Absorptive capacity is one of the most influential concepts in the management and innovation literature. First introduced by Cohen and Levinthal (1989), it is typically defined as a set of organizational routines and processes that allow firms to assimilate, transform and exploit external knowledge. An aspect that has been ignored by the literature on absorptive capacity is the nature of the knowledge being absorbed. This paper suggests that the learning strategies underpinning absorptive capacity adapt to the type of external knowledge they are more likely to get exposure to and as a result, not all the firms appear to benefit from the same type of external knowledge for the same level of absorptive capacity. To this purpose, we explore how firm-level absorptive capacity mediates the relationship between rent and pure R&D spillovers on the one hand and firm-level turnover on the other in three economic areas (Europe, Japan and US). The empirical analysis uses a dataset (sourced from the EU R&D investment scoreboards) made of 879 worldwide R&D-intensive manufacturing firms.

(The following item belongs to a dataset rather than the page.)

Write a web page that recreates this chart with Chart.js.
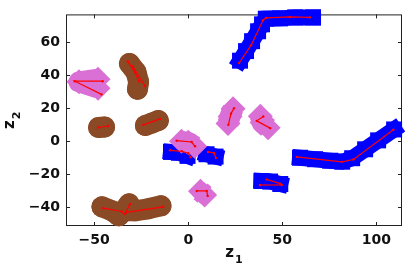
<!DOCTYPE html>
<html>
<head>
<meta charset="utf-8">
<script src="https://cdn.jsdelivr.net/npm/chart.js@4/dist/chart.umd.min.js"></script>
<style>
  html, body { margin: 0; padding: 0; background: #fff; }
  #wrap { width: 415px; height: 274px; }
</style>
</head>
<body>
<div id="wrap"><canvas id="c" width="415" height="274"></canvas></div>
<script>
// axis ticks and titles
const xTicks = [-50, 0, 50, 100];
const yTicks = [-40, -20, 0, 20, 40, 60];
const xTitle = ['z', '1'];
const yTitle = ['z', '2'];

// trails (marker centres)
const blueTop = [[27.5, 48.8], [30.7, 54.6], [33.9, 60.6], [37.1, 66.6], [39.2, 70.8], [41.2, 74.2], [48.8, 74.4], [56.8, 75], [66.3, 75]];
const blueRight = [[59.4, -9.9], [67.4, -10.8], [75.4, -11.7], [81.8, -12.3], [87.1, -10.2], [94, -4.8], [100.9, 0.6], [109.4, 7.2]];
const blueSmall = [[38.9, -24], [43.5, -24.3], [48.9, -25.8]];
const blueMidL = [[-9.2, -6.4], [-5, -6.9], [-0.4, -8.8]];
const blueMidR = [[9.7, -7.8], [14.5, -9.2]];

const brownUpper = [[-31.3, 47.1], [-27.8, 42], [-26.4, 36], [-27, 31.5]];
const brownSmall = [[-47.7, 8.4], [-44.5, 8.7]];
const brownMid = [[-22.8, 9.6], [-19.3, 11.1], [-15.9, 12.6]];
const brownLowA = [[-45.9, -39.6], [-40.6, -42], [-36.9, -45], [-34.2, -42], [-31.5, -37.8]];
const brownLowB = [[-34.2, -42], [-28.4, -42], [-21.4, -40.8], [-14.5, -39]];

const pinkTopLeft = [[-48, 37.6], [-58.1, 36], [-48, 32.2]];
const pinkTopMid = [[-3.6, 0], [0, -0.6], [3.4, -3]];
const pinkLowMid = [[6.5, -30.2], [8.7, -32.4]];
const pinkPairL = [[23.8, 19.8], [22.2, 15], [21.1, 10.8]];
const pinkPairR = [[38.3, 15.2], [39.2, 11.4], [42.4, 8.2]];

// red mean paths
const redPaths = [
  [[-45.5, 36.4], [-60.3, 36.4], [-46.1, 28.4]],
  [[-32.2, 48.4], [-28.5, 42], [-26.1, 36.2]],
  [[-29.6, 45.5], [-23, 33.5]],
  [[-47.9, 8.4], [-42.7, 9.3]],
  [[-23.9, 10], [-15, 13.6]],
  [[-45.2, -40.4], [-35.4, -42.4], [-33.7, -44], [-31, -38]],
  [[-33, -43], [-13.3, -39.6]],
  [[-6.2, 0.4], [1.8, -0.4], [3.6, -3]],
  [[-9.7, -5.4], [-3.4, -6], [0, -7.2], [1.3, -9.6]],
  [[10.5, -6.4], [13.7, -7], [14.7, -10]],
  [[4.5, -30], [9.8, -30], [10.3, -33]],
  [[24.3, 20], [22.7, 16.8], [21.3, 10]],
  [[39.9, 15], [36.4, 12.4], [43.5, 8]],
  [[27, 47.4], [33.4, 58.2], [39.7, 73.2], [41.3, 74.7], [54.1, 75.3], [64.7, 75]],
  [[57.7, -9.4], [81.6, -12.4], [87.8, -11], [109, 7]],
  [[38.1, -26.4], [49.7, -26.4]],
  [[41.7, -23], [48.8, -25.6]]
];

const BLUE = '#0000ff';
const BROWN = '#8b4a26';
const PINK = '#da70d6';
const RED = '#ff0000';

function pts(arr) {
  return arr.map(p => ({ x: p[0], y: p[1] }));
}

const looks = {
  blue: { w: 16, cap: 'square', join: 'miter', style: 'rect', r: 11.3, order: 4 },
  brown: { w: 21, cap: 'round', join: 'round', style: 'circle', r: 10.5, order: 3 },
  pink: { w: 21, cap: 'butt', join: 'round', style: 'rectRot', r: 12.5, order: 2 }
};

function trail(arr, color, kind) {
  const s = looks[kind];
  return {
    data: pts(arr),
    order: s.order,
    showLine: true,
    borderColor: color,
    backgroundColor: color,
    borderWidth: s.w,
    borderCapStyle: s.cap,
    borderJoinStyle: s.join,
    pointStyle: s.style,
    pointRadius: s.r,
    pointBorderWidth: 0,
    pointBackgroundColor: color,
    tension: 0,
    clip: false
  };
}

const datasets = [];
[blueTop, blueRight, blueSmall, blueMidL, blueMidR].forEach(a => datasets.push(trail(a, BLUE, 'blue')));
[brownUpper, brownSmall, brownMid, brownLowA, brownLowB].forEach(a => datasets.push(trail(a, BROWN, 'brown')));
[pinkTopLeft, pinkTopMid, pinkLowMid, pinkPairL, pinkPairR].forEach(a => datasets.push(trail(a, PINK, 'pink')));
redPaths.forEach(a => datasets.push({
  data: pts(a),
  order: 1,
  showLine: true,
  borderColor: RED,
  backgroundColor: RED,
  borderWidth: 1.2,
  pointRadius: 1.2,
  pointBorderWidth: 0,
  tension: 0,
  clip: false
}));

// box round the plot with ticks pointing inward, and the subscripted axis titles
const frame = {
  id: 'frame',
  beforeDatasetsDraw(chart) {
    const { ctx, chartArea: a, scales } = chart;
    ctx.save();
    ctx.strokeStyle = '#222';
    ctx.lineWidth = 1;
    ctx.strokeRect(a.left + 0.5, a.top + 0.5, a.right - a.left - 1, a.bottom - a.top - 1);
    ctx.beginPath();
    xTicks.forEach(v => {
      const px = Math.round(scales.x.getPixelForValue(v)) + 0.5;
      ctx.moveTo(px, a.bottom); ctx.lineTo(px, a.bottom - 4);
      ctx.moveTo(px, a.top); ctx.lineTo(px, a.top + 4);
    });
    yTicks.forEach(v => {
      const py = Math.round(scales.y.getPixelForValue(v)) + 0.5;
      ctx.moveTo(a.left, py); ctx.lineTo(a.left + 4, py);
      ctx.moveTo(a.right, py); ctx.lineTo(a.right - 4, py);
    });
    ctx.stroke();
    ctx.restore();
  },
  afterDraw(chart) {
    const { ctx, chartArea: a } = chart;
    const big = 'bold 15px "DejaVu Sans"';
    const small = 'bold 11px "DejaVu Sans"';
    function sub(parts, x, y) {
      ctx.font = big;
      const w1 = ctx.measureText(parts[0]).width;
      ctx.font = small;
      const w2 = ctx.measureText(parts[1]).width;
      const x0 = x - (w1 + w2 + 1) / 2;
      ctx.font = big;
      ctx.fillText(parts[0], x0, y);
      ctx.font = small;
      ctx.fillText(parts[1], x0 + w1 + 1, y + 6);
    }
    ctx.save();
    ctx.fillStyle = '#111';
    ctx.textBaseline = 'alphabetic';
    ctx.textAlign = 'left';
    sub(xTitle, (a.left + a.right) / 2, 257);
    ctx.translate(14, (a.top + a.bottom) / 2);
    ctx.rotate(-Math.PI / 2);
    sub(yTitle, 0, 0);
    ctx.restore();
  }
};

const tickFont = { family: 'DejaVu Sans', size: 14, weight: 'bold' };
const fmt = v => (v < 0 ? '\u2212' + Math.abs(v) : String(v));

new Chart(document.getElementById('c'), {
  type: 'scatter',
  data: { datasets },
  options: {
    responsive: false,
    animation: false,
    events: [],
    layout: { padding: { top: 12, right: 13, left: 0, bottom: 0 } },
    plugins: { legend: { display: false }, tooltip: { enabled: false } },
    scales: {
      x: {
        min: -65, max: 113.6,
        afterBuildTicks: s => { s.ticks = xTicks.map(v => ({ value: v })); },
        afterFit: s => { s.height = 48; },
        grid: { display: false, drawTicks: false },
        border: { display: false },
        ticks: { font: tickFont, color: '#111', padding: 6, maxRotation: 0, callback: fmt }
      },
      y: {
        min: -51.2, max: 76.8,
        afterBuildTicks: s => { s.ticks = yTicks.map(v => ({ value: v })); },
        afterFit: s => { s.width = 66; },
        grid: { display: false, drawTicks: false },
        border: { display: false },
        ticks: { font: tickFont, color: '#111', padding: 6, callback: fmt }
      }
    }
  },
  plugins: [frame]
});
</script>
</body>
</html>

Given the panel data structure of the sample, econometric techniques that deal with unobserved heterogeneity as well as weak exogeneity are employed. The empirical results suggest for the same level of absorptive capacity, firms in economic areas that are closer to the world technology frontier tend to benefit more from pure (knowledge) spillovers than from rent spillovers. Vice versa, firms located in areas that are not on the technology frontier appear to benefit mostly from rent spillovers that travel along the supply chain. These results suggest that absorptive capacity changes with the type of knowledge they may get exposed to.